Finally, A Shoe That Grows With a Kid
The Idaho-based nonprofit Because International makes shoes that can grow up to five sizes and last at least five years
Kenton Lee looked down and saw the feet of a little girl standing beside him. The front of her shoes had been completely cut open, and her toes curled over the edges. Other children at the orphanage where he was volunteering in Nairobi, Kenya, had also outgrown their shoes and were similarly making do. According to a supervisor, the children had received a shipment of shoe donations awhile back, but hadn’t gotten any others since.
“Wouldn’t it be nice to have a pair of shoes that could adjust and expand?” Lee recalls thinking. “That would make a lot of sense for these kids.”
The recent college graduate returned home to Nampa, Idaho in 2008, and a year later, founded the nonprofit Because International, with the aim of "making things better by making better things." Lee quickly got to work designing a pair of shoes that could grow with a child.
Throughout the process, he kept asking, “How can we create a pair of shoes that can grow as much as possible and last as long as possible, while costing as little as possible?”
In partnership with the Portland, Oregon shoe development company Proof of Concept, Lee and his team launched their first official batch of 3,000 shoes in the fall of 2014, with other versions to follow.
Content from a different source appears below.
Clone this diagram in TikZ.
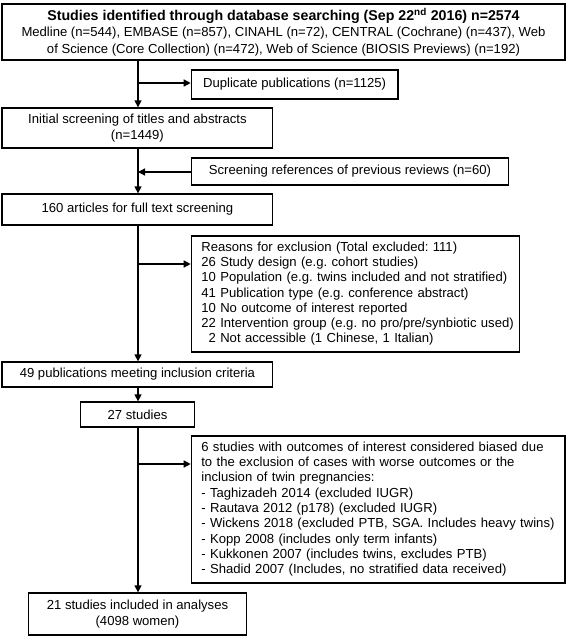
\documentclass[tikz,border=0pt]{standalone}
\usepackage{fontspec}
\setmainfont{Liberation Sans}
\usetikzlibrary{arrows.meta}
\frenchspacing
\begin{document}
\begin{tikzpicture}[x=1pt,y=-1pt,
  box/.style={draw, line width=1.3pt, inner sep=0pt, font=\fontsize{13.1}{15.3}\selectfont\frenchspacing},
  lbox/.style={box, align=left, inner xsep=10pt},
  conn/.style={line width=1.3pt},
  arr/.style={conn, -{Triangle[width=7pt,length=7pt]}}]
\useasboundingbox (0,0) rectangle (567,637);
\node[box, minimum width=563pt, minimum height=56pt, align=center, font=\fontsize{13.1}{16.5}\selectfont] (src) at (283.5,32)
  {{\fontsize{14.2}{16.5}\selectfont\bfseries Studies identified through database searching (Sep 22\textsuperscript{nd} 2016) n=2574}\\
   Medline (n=544), EMBASE (n=857), CINAHL (n=72), CENTRAL (Cochrane) (n=437), Web\\
   of Science (Core Collection) (n=472), Web of Science (BIOSIS Previews) (n=192)};
\node[box, minimum width=206.5pt, minimum height=29pt] (dup) at (294.6,84.5) {Duplicate publications (n=1125)};
\node[box, minimum width=270.8pt, minimum height=40pt, align=center] (init) at (137.4,128)
  {Initial screening of titles and abstracts\\(n=1449)};
\node[box, minimum width=317.4pt, minimum height=27pt] (refs) at (350,171.5) {Screening references of previous reviews (n=60)};
\node[box, minimum width=270.8pt, minimum height=31pt] (full) at (137.4,209.5) {160 articles for full text screening};
\node[lbox, text width=308.3pt, minimum height=116pt] (excl) at (355.5,294)
  {\begin{tabular}{@{}l@{}}
   Reasons for exclusion (Total excluded: 111)\\
   26 Study design (e.g. cohort studies)\\
   10 Population (e.g. twins included and not stratified)\\
   41 Publication type (e.g. conference abstract)\\
   10 No outcome of interest reported\\
   22 Intervention group (e.g. no pro/pre/synbiotic used)\\
   \hphantom{0}2 Not accessible (1 Chinese, 1 Italian)
   \end{tabular}};
\node[box, minimum width=270.8pt, minimum height=25pt] (pubs) at (137.4,374.5) {49 publications meeting inclusion criteria};
\node[box, minimum width=114.2pt, minimum height=25pt] (s27) at (137.5,414.5) {27 studies};
\node[lbox, text width=353.7pt, minimum height=147pt] (bias) at (378.2,509.5)
  {\begin{tabular}{@{}l@{}}
   6 studies with outcomes of interest considered biased due\\
   to the exclusion of cases with worse outcomes or the\\
   inclusion of twin pregnancies:\\
   - Taghizadeh 2014 (excluded IUGR)\\
   - Rautava 2012 (p178) (excluded IUGR)\\
   - Wickens 2018 (excluded PTB, SGA. Includes heavy twins)\\
   - Kopp 2008 (includes only term infants)\\
   - Kukkonen 2007 (includes twins, excludes PTB)\\
   - Shadid 2007 (Includes, no stratified data received)
   \end{tabular}};
\node[box, minimum width=218.4pt, minimum height=42pt, align=center] (final) at (137.5,614)
  {21 studies included in analyses\\(4098 women)};
% connectors
\coordinate (b1) at (138,83);
\coordinate (b2) at (138,172);
\coordinate (b3) at (138,264);
\coordinate (b4) at (138,464);
\draw[arr] (src.south -| b1) -- (init.north -| b1);
\draw[arr] (b1) -- (b1 -| dup.west);
\draw[arr] (init.south -| b2) -- (full.north -| b2);
\draw[arr] (b2 -| refs.west) -- (b2);
\draw[arr] (full.south -| b3) -- (pubs.north -| b3);
\draw[arr] (b3) -- (b3 -| excl.west);
\draw[arr] (pubs.south -| b4) -- (s27.north -| b4);
\draw[arr] (s27.south -| b4) -- (final.north -| b4);
\draw[arr] (b4) -- (b4 -| bias.west);
\end{tikzpicture}
\end{document}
Currently, each pair looks like a sturdy sandal and is made of leather straps and compressed rubber soles, a material similar to the kind used in tires. They come in two sizes—small, for kindergarteners to fourth graders, and large, for fifth through ninth graders—adjusting in three places. Straps on the heel and toe control the length of the shoe, while two on either side allow for different widths. The shoes can expand up to five sizes and last for at least five years.
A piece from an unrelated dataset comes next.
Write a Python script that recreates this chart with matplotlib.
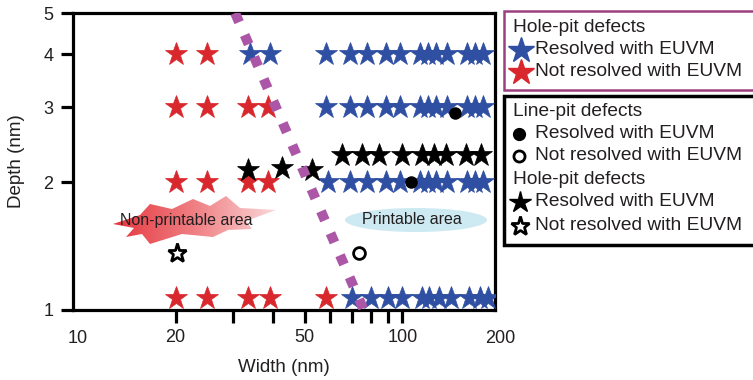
import matplotlib
matplotlib.use('Agg')
import matplotlib.pyplot as plt
import numpy as np
from matplotlib.lines import Line2D
from matplotlib.patches import Polygon, Ellipse, Rectangle
from matplotlib.ticker import FixedLocator, FixedFormatter, NullLocator
from matplotlib.colors import LinearSegmentedColormap
import matplotlib.transforms as mtransforms

plt.rcParams['font.family'] = ['Liberation Sans', 'DejaVu Sans']
TXT = '#231f20'

# ---------------- data ----------------
depth_rows = [4.0, 3.0, 2.0, 1.07]
# hole-pit, resolved with EUVM (blue stars)
blue_w_d4 = [34, 39, 58, 69, 78, 89, 98, 113, 120, 127, 137, 158, 167, 177]
blue_w_d3 = [58, 69, 78, 89, 98, 113, 120, 127, 137, 158, 167, 177]
blue_w_d2 = [59, 69, 78, 89, 98, 113, 120, 127, 137, 158, 167, 177]
blue_w_d1 = [70, 80, 90, 100, 115, 121, 130, 141, 160, 174, 183]
# hole-pit, not resolved (red stars)
red_w_d4 = [20, 25]
red_w_d3 = [20, 25, 33.5, 38.5]
red_w_d2 = [20, 25, 33.5, 38.5]
red_w_d1 = [20, 25, 33.5, 39, 58]
# second data set: hole-pit resolved (black stars)
black_star_w = [33.5, 42.5, 52.5, 65, 75, 85, 100, 115, 125, 136, 157, 175]
black_star_d = [2.14, 2.16, 2.14, 2.32, 2.32, 2.32, 2.32, 2.32, 2.32, 2.32, 2.32, 2.32]
# hole-pit not resolved (open star)
open_star_w = [20.2]
open_star_d = [1.36]
# line-pit resolved (black dots)
dot_w = [145, 106]
dot_d = [2.91, 2.0]
# line-pit not resolved (open circle)
open_dot_w = [73.7]
open_dot_d = [1.36]
# printability boundary
boundary_w = [30.5, 76]
boundary_d = [5.0, 1.0]

x_tick_vals = [20, 30, 40, 50, 60, 70, 80, 90, 100]
x_tick_labels = ['20', '', '', '50', '', '', '', '', '100']
x_edge_labels = ['10', '200']
x_edge_vals = [10, 200]
y_tick_vals = [1, 2, 3, 4, 5]
y_tick_labels = ['1', '2', '3', '4', '5']

BLUE = '#2f4fa2'
RED = '#d8282e'
PURPLE = '#ab56a6'

W, H = 753, 380
fig = plt.figure(figsize=(W / 100, H / 100), dpi=100)
L, R, T, B = 73, 495, 13, 310
ax = fig.add_axes([L / W, 1 - B / H, (R - L) / W, (B - T) / H])
ax.set_xscale('log')
ax.set_yscale('log')

# ---------- decorations (axes coords) ----------
def pa(px, py):
    return ((px - L) / (R - L), (B - py) / (B - T))

burst_px = [(113, 224), (140, 215), (150, 204), (172, 209), (193, 199), (210, 206),
            (226, 196), (240, 208), (276, 210), (246, 221), (252, 229), (228, 230),
            (213, 237), (182, 234), (150, 244), (142, 234), (126, 237), (134, 228)]
burst = Polygon([pa(*p) for p in burst_px], closed=True, transform=ax.transAxes,
                facecolor='none', edgecolor='none')
ax.add_patch(burst)
grad = np.linspace(0, 1, 256).reshape(1, -1)
cmap = LinearSegmentedColormap.from_list('burst', ['#e4343b', '#ef7f83', '#fbd9da'])
x0, y0 = pa(110, 246)
x1, y1 = pa(278, 194)
im = ax.imshow(grad, cmap=cmap, extent=(x0, x1, y0, y1), transform=ax.transAxes,
               aspect='auto', zorder=1, interpolation='bilinear')
im.set_clip_path(burst)

ec, ey = pa(416, 220)
ell = Ellipse((ec, ey), 142 / (R - L), 24 / (B - T), transform=ax.transAxes,
              facecolor='#cde9f1', edgecolor='none', zorder=1)
ax.add_patch(ell)

tx, ty = pa(186, 220)
ax.text(tx, ty, 'Non-printable area', transform=ax.transAxes, ha='center', va='center',
        fontsize=11.5, color=TXT, zorder=2)
tx, ty = pa(412, 219)
ax.text(tx, ty, 'Printable area', transform=ax.transAxes, ha='center', va='center',
        fontsize=11.5, color=TXT, zorder=2)

# ---------- data marks ----------
star_ms = 17
for ws, d in zip([red_w_d4, red_w_d3, red_w_d2, red_w_d1], depth_rows):
    ax.plot(ws, [d] * len(ws), linestyle='none', marker='*', ms=star_ms,
            color=RED, mec=RED, mew=0.5, zorder=3)
for ws, d in zip([blue_w_d4, blue_w_d3, blue_w_d2, blue_w_d1], depth_rows):
    ax.plot(ws, [d] * len(ws), linestyle='none', marker='*', ms=star_ms,
            color=BLUE, mec=BLUE, mew=0.5, zorder=3)
ax.plot(black_star_w, black_star_d, linestyle='none', marker='*', ms=star_ms,
        color='black', mec='black', mew=0.5, zorder=4)
ax.plot(open_star_w, open_star_d, linestyle='none', marker='*', ms=14,
        mfc='white', mec='black', mew=2.0, zorder=4)
ax.plot(dot_w, dot_d, linestyle='none', marker='o', ms=8,
        color='black', zorder=5)
ax.plot(open_dot_w, open_dot_d, linestyle='none', marker='o', ms=8.5,
        mfc='white', mec='black', mew=2.0, zorder=5)

ax.plot(boundary_w, boundary_d, color=PURPLE, lw=7.2, dashes=(1.0, 1.4),
        solid_capstyle='butt', dash_capstyle='butt', zorder=6)

# ---------- axes ----------
ax.set_xlim(9.65, 193)
ax.set_ylim(1, 5)
for s in ax.spines.values():
    s.set_linewidth(2.3)
ax.xaxis.set_major_locator(FixedLocator(x_tick_vals))
ax.xaxis.set_major_formatter(FixedFormatter(x_tick_labels))
ax.xaxis.set_minor_locator(NullLocator())
ax.yaxis.set_major_locator(FixedLocator(y_tick_vals))
ax.yaxis.set_major_formatter(FixedFormatter(y_tick_labels))
ax.yaxis.set_minor_locator(NullLocator())
ax.tick_params(axis='both', direction='out', length=9, width=2.3, colors='black',
               labelcolor=TXT, labelsize=13)
ax.tick_params(axis='x', pad=5)
ax.tick_params(axis='y', pad=5)
for t in ax.yaxis.get_major_ticks():
    if t.get_loc() in (1, 5):
        t.tick1line.set_visible(False)
trans = mtransforms.blended_transform_factory(ax.transData, ax.transAxes)
for v, lab in zip(x_edge_vals, x_edge_labels):
    ax.text(v, -28.3 / (B - T), lab, transform=trans, ha='center', va='center',
            fontsize=13, color=TXT, clip_on=False)

ax.set_xlabel('Width (nm)', fontsize=13.5, color=TXT, labelpad=9)
ax.set_ylabel('Depth (nm)', fontsize=13.5, color=TXT, labelpad=13)

# ---------- legends (figure coords) ----------
def pf(px, py):
    return (px / W, 1 - py / H)

r1 = Rectangle(pf(504, 90), 300 / W, 79 / H, transform=fig.transFigure,
               facecolor='white', edgecolor='#9c3f80', lw=1.8, clip_on=False)
r2 = Rectangle(pf(504, 245), 300 / W, 149 / H, transform=fig.transFigure,
               facecolor='white', edgecolor='black', lw=2.5, clip_on=False)
fig.add_artist(r1)
fig.add_artist(r2)

LEG_FS = 13.8

def leg_text(px, py, s):
    x, y = pf(px, py)
    fig.text(x, y, s, ha='left', va='center', fontsize=LEG_FS, color=TXT)

def leg_mark(px, py, **kw):
    x, y = pf(px, py)
    fig.add_artist(Line2D([x], [y], transform=fig.transFigure, linestyle='none', **kw))

leg_text(513, 27, 'Hole-pit defects')
leg_mark(521, 50, marker='*', ms=19, color=BLUE, mec=BLUE)
leg_text(535, 50, 'Resolved with EUVM')
leg_mark(521, 72, marker='*', ms=19, color=RED, mec=RED)
leg_text(535, 72, 'Not resolved with EUVM')

leg_text(513, 112, 'Line-pit defects')
leg_mark(519, 134, marker='o', ms=8.5, color='black')
leg_text(535, 134, 'Resolved with EUVM')
leg_mark(519, 156, marker='o', ms=8, mfc='white', mec='black', mew=2)
leg_text(535, 156, 'Not resolved with EUVM')
leg_text(513, 179, 'Hole-pit defects')
leg_mark(520, 202, marker='*', ms=16, color='black')
leg_text(535, 202, 'Resolved with EUVM')
leg_mark(520, 226, marker='*', ms=14, mfc='white', mec='black', mew=2)
leg_text(535, 226, 'Not resolved with EUVM')

fig.savefig('out.png', dpi=100)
The cost of the shoe, anywhere from $12 to $30, depends on how many pairs an organization or individual purchases at one time. Supporters can buy shoes at $10 a pair that go into a “duffel bag” belonging to different charitable groups that will ship once it contains 50 donated pairs. Because International focuses primarily on producing the shoes and relies on donations and help from nonprofits to distribute the footwear to places in need around the world.
Lee, now a pastor, graduated from Northwest Nazarene University in 2007 with a degree in business administration and religion. “I didn’t know a thing about shoes,” he says. So, he and his board went to the experts. “We started by contacting all the big companies—Nike, Adidas, Crocs, Toms—to see if they’d like to take the idea and make it happen," he says. "Nobody was interested.”
After getting turned down, Lee decided he had to create the shoes himself. “I bought 20 pairs of Crocs and cut them up and was piecing them together to figure out a design that would work,” he says. While experimenting, the Because International team connected with Proof of Concept, run by Gary Pitman, a veteran in footwear design and manufacturing who had worked at Nike and Adidas.
Together, Because International and Proof of Concept whittled down 70 potential ideas to two feasible models. In the summer of 2012, Lee and his wife, Nikki, took 100 prototypes to four different schools in Kenya and had kids wear and test them for about a year. The team took the kids' feedback on fit and comfort into account and produced their 2014 batch, which sold out. Because International is now eagerly awaiting a shipment of 5,000 more pairs.
The rugged sandals are best suited for warm environments since part of the foot is still exposed, and Because International has seen high demand in countries such as Kenya, Uganda, Rwanda and Haiti. The shoes allow kids to experience daily life without worrying about exposing their feet to soil-transmitted diseases and rough terrain.
"My biggest motivation is that I want kids to be in the best possible position to succeed and to keep them a little bit happier and healthier," says Lee, who feels his product could impact kids' walks to school and time spent playing outside. "To see them lose some of these chances because of something as simple as a pair of shoes really breaks my heart."
To scale up, Lee ultimately wants to work with businesses in the regions where the shoes are being used most to develop local bases for manufacturing, distribution and sales. “One day, we could have a factory in Haiti, a factory in Kenya, a factory in Nicaragua,” he says. He also hopes to continue partnering with nonprofits that can get shoes to kids who need them.
Parents of growing kids worldwide can surely relate to the product, and many have expressed an interest in purchasing the shoes for their own children. In the next few months, Lee and his team are working on a commercial version. There may be a means for people to purchase the product and give back, perhaps with a one-for-one, buy-a-pair-give-a-pair model like Toms.